WRITTEN PROBLEM: Skip the pictures. Reproduce all other material exactly.

SOURCE DATA:
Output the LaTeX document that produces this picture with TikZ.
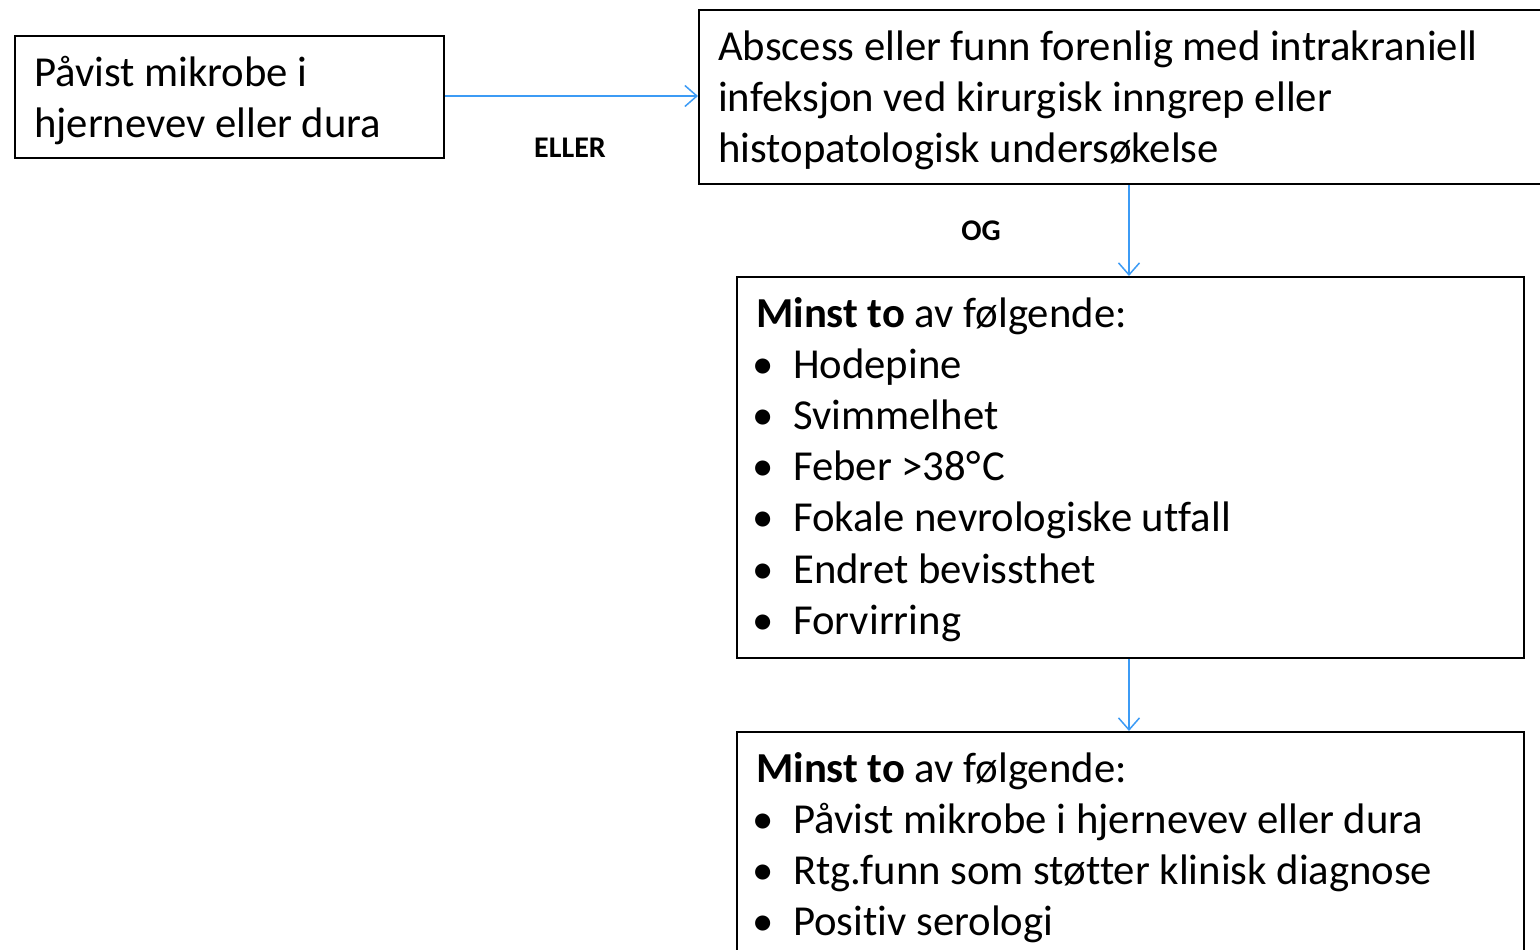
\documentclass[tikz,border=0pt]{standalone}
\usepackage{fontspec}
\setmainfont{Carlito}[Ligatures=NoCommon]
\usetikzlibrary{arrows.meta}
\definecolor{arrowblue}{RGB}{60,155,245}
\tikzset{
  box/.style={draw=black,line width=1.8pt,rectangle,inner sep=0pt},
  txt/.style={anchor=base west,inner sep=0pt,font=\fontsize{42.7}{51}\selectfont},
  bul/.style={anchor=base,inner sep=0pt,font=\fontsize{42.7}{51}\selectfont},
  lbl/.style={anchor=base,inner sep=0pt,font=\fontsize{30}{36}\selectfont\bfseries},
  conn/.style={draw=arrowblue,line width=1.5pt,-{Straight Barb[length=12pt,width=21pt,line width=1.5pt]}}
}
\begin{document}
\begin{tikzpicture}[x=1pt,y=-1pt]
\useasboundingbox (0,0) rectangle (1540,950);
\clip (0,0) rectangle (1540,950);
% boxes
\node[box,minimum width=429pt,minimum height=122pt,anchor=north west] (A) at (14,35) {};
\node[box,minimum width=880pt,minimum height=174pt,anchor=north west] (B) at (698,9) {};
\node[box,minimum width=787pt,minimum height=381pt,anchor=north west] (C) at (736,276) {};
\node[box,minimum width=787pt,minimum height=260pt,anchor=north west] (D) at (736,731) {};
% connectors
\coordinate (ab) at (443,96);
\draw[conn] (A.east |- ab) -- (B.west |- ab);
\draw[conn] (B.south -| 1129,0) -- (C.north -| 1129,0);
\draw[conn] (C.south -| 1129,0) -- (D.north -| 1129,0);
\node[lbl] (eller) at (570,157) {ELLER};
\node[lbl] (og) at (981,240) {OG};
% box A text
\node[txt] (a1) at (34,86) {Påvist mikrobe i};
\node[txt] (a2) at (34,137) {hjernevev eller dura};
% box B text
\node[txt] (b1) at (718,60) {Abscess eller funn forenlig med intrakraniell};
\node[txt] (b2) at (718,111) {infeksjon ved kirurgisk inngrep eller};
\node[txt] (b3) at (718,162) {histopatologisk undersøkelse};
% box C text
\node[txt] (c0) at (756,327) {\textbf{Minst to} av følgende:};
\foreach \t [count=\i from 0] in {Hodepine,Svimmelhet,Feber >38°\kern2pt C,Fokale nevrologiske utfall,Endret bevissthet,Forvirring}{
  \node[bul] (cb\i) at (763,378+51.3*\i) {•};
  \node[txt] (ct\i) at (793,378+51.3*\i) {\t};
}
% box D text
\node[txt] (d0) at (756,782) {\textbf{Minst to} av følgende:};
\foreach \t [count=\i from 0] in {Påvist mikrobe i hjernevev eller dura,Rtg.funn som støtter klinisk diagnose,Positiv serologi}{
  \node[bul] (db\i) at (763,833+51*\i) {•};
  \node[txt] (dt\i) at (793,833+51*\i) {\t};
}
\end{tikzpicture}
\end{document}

COMPLETE OUTPUT:
Output the LaTeX document that produces this picture with TikZ.
\documentclass[tikz,border=0pt]{standalone}
\usepackage{fontspec}
\setmainfont{Carlito}[Ligatures=NoCommon]
\usetikzlibrary{arrows.meta}
\definecolor{arrowblue}{RGB}{60,155,245}
\tikzset{
  box/.style={draw=black,line width=1.8pt,rectangle,inner sep=0pt},
  txt/.style={anchor=base west,inner sep=0pt,font=\fontsize{42.7}{51}\selectfont},
  bul/.style={anchor=base,inner sep=0pt,font=\fontsize{42.7}{51}\selectfont},
  lbl/.style={anchor=base,inner sep=0pt,font=\fontsize{30}{36}\selectfont\bfseries},
  conn/.style={draw=arrowblue,line width=1.5pt,-{Straight Barb[length=12pt,width=21pt,line width=1.5pt]}}
}
\begin{document}
\begin{tikzpicture}[x=1pt,y=-1pt]
\useasboundingbox (0,0) rectangle (1540,950);
\clip (0,0) rectangle (1540,950);
% boxes
\node[box,minimum width=429pt,minimum height=122pt,anchor=north west] (A) at (14,35) {};
\node[box,minimum width=880pt,minimum height=174pt,anchor=north west] (B) at (698,9) {};
\node[box,minimum width=787pt,minimum height=381pt,anchor=north west] (C) at (736,276) {};
\node[box,minimum width=787pt,minimum height=260pt,anchor=north west] (D) at (736,731) {};
% connectors
\coordinate (ab) at (443,96);
\draw[conn] (A.east |- ab) -- (B.west |- ab);
\draw[conn] (B.south -| 1129,0) -- (C.north -| 1129,0);
\draw[conn] (C.south -| 1129,0) -- (D.north -| 1129,0);
\node[lbl] (eller) at (570,157) {ELLER};
\node[lbl] (og) at (981,240) {OG};
% box A text
\node[txt] (a1) at (34,86) {Påvist mikrobe i};
\node[txt] (a2) at (34,137) {hjernevev eller dura};
% box B text
\node[txt] (b1) at (718,60) {Abscess eller funn forenlig med intrakraniell};
\node[txt] (b2) at (718,111) {infeksjon ved kirurgisk inngrep eller};
\node[txt] (b3) at (718,162) {histopatologisk undersøkelse};
% box C text
\node[txt] (c0) at (756,327) {\textbf{Minst to} av følgende:};
\foreach \t [count=\i from 0] in {Hodepine,Svimmelhet,Feber >38°\kern2pt C,Fokale nevrologiske utfall,Endret bevissthet,Forvirring}{
  \node[bul] (cb\i) at (763,378+51.3*\i) {•};
  \node[txt] (ct\i) at (793,378+51.3*\i) {\t};
}
% box D text
\node[txt] (d0) at (756,782) {\textbf{Minst to} av følgende:};
\foreach \t [count=\i from 0] in {Påvist mikrobe i hjernevev eller dura,Rtg.funn som støtter klinisk diagnose,Positiv serologi}{
  \node[bul] (db\i) at (763,833+51*\i) {•};
  \node[txt] (dt\i) at (793,833+51*\i) {\t};
}
\end{tikzpicture}
\end{document}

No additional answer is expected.